Blog posts do not necessarily do justice to a thinker. But trying to shrink your thoughts in a limited space is a good exercise for a thinker indeed: synthesis forces you to select, cut, and clarify.
Bruce Bartlett now blogs at the New York Times Economix blog. One of his latest pieces is “A Conservative Case for the Welfare State”. Such a case has been made in the past too: most prominently, by the intellectual leader of neo-conservatives, Irving Kristol, who wanted the welfare state to be put at the service of conservatives “principles.”
Bartlett’s endorsement of the welfare state is quite different. He doesn’t attempt to steer welfare paternalism in a conservative direction.

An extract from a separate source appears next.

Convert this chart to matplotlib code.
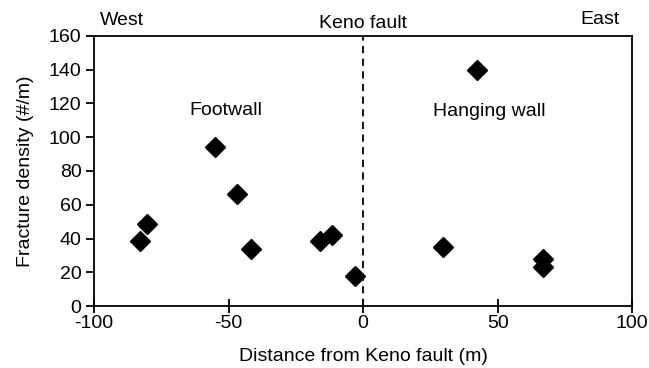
import matplotlib
matplotlib.use("Agg")
import matplotlib.pyplot as plt

plt.rcParams['font.family'] = ['Liberation Sans', 'DejaVu Sans']
plt.rcParams['axes.unicode_minus'] = False

# distance from the fault (m) and fracture density (#/m)
distance = [-82.8, -80.4, -54.9, -46.8, -41.6, -16.1, -11.5, -2.9, 29.7, 42.5, 66.7, 66.7]
density = [38.5, 48.9, 93.9, 66.4, 33.7, 38.5, 42.0, 17.6, 34.9, 140.0, 27.8, 23.1]

xticks = [-100, -50, 0, 50, 100]
yticks = [0, 20, 40, 60, 80, 100, 120, 140, 160]

fs = 14

fig = plt.figure(figsize=(6.49, 3.68), dpi=100)
ax = fig.add_axes([0.145, 0.168, 0.829, 0.735])

ax.plot(distance, density, linestyle='none', marker='D', markersize=10,
        color='black')
ax.axvline(0, color='black', linestyle=(0, (4, 3)), linewidth=1.3)

ax.set_xlim(-100, 100)
ax.set_ylim(0, 160)
ax.set_xticks(xticks)
ax.set_yticks(yticks)
ax.tick_params(axis='x', direction='inout', length=10, width=1.3, labelsize=fs, pad=1)
ax.tick_params(axis='y', direction='out', length=6, width=1.3, labelsize=fs, pad=3)
for s in ax.spines.values():
    s.set_linewidth(1.3)

ax.set_xlabel('Distance from Keno fault (m)', fontsize=fs, labelpad=12)
ax.set_ylabel('Fracture density (#/m)', fontsize=fs, labelpad=11)

ax.text(-98, 164, 'West', fontsize=fs, ha='left', va='bottom')
ax.text(0, 162, 'Keno fault', fontsize=fs, ha='center', va='bottom')
ax.text(95.5, 164.5, 'East', fontsize=fs, ha='right', va='bottom')
ax.text(-51, 116, 'Footwall', fontsize=fs, ha='center', va='center')
ax.text(47, 115, 'Hanging wall', fontsize=fs, ha='center', va='center')

fig.savefig('out.png', dpi=100)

He defends the welfare state qua the welfare state and maintains that Conservatives—or better to say: Republicans—should do likewise because “Republican presidents from Dwight D. Eisenhower through George H.W. Bush accepted the legitimacy of the welfare state and sought to manage it properly and fund it adequately”. Conservatism has often been described as politics without a theory, but arguments ex authoritate making an appeal to politicians rather than to philosophers are somewhat novel, particularly when the names named are those of Eisenhower and of Bush Sr., neither of whom appeared to have a particularly coherent political vision.
Bartlett comes out against policies that, following the late Milton Friedman, are not trying to remove the welfare state from the political scene, but rather trying to reshape it to make it more effective. Neither social security “privatization” nor “school vouchers” would override compulsory savings or compulsory education. They would just introduce some competitive elements in the system, bringing us back to a point that wasn’t made by any arch-conservative Republican but by the common patron saint of all families of contemporary liberalism: John Stuart Mill.